Interpreting Results
When interpreting a t-test confidence interval, consider the following:
- If the confidence interval includes zero, the effect is not statistically significant.
- If the confidence interval does not include zero, the effect is statistically significant.
- A wider confidence interval indicates less precision in the estimate.
- A narrower confidence interval indicates more precision in the estimate.
For example, if the 95% confidence interval for a treatment effect is (2.5, 7.5), we can be 95% confident that the true effect is between 2.5 and 7.5 units. Since this interval does not include zero, the effect is statistically significant.
FAQ
What is the difference between a t-test and a confidence interval?
A t-test is a hypothesis test that determines whether there is a statistically significant difference between two groups.
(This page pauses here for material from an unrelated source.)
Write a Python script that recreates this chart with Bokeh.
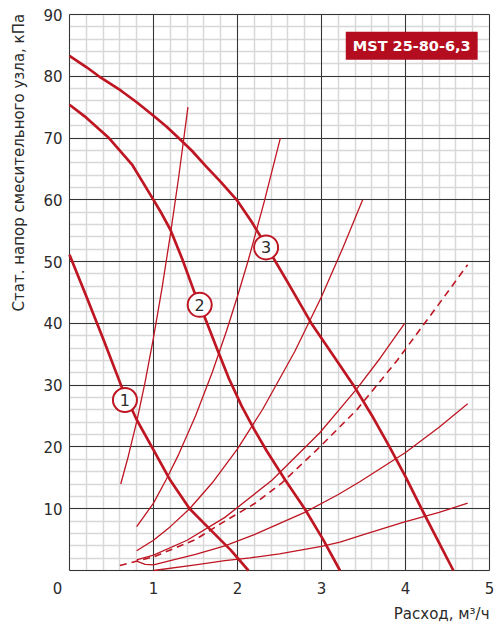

A confidence interval, on the other hand, provides a range of values that is likely to contain the true population mean. Both are related but serve different purposes.
When should I use a t-test instead of a z-test?
You should use a t-test when the sample size is small (n < 30) and the population standard deviation is unknown. A z-test is appropriate when the sample size is large (n ≥ 30) and the population standard deviation is known.
How does sample size affect the confidence interval?
A larger sample size results in a narrower confidence interval, indicating more precision in the estimate. A smaller sample size results in a wider confidence interval, indicating less precision in the estimate.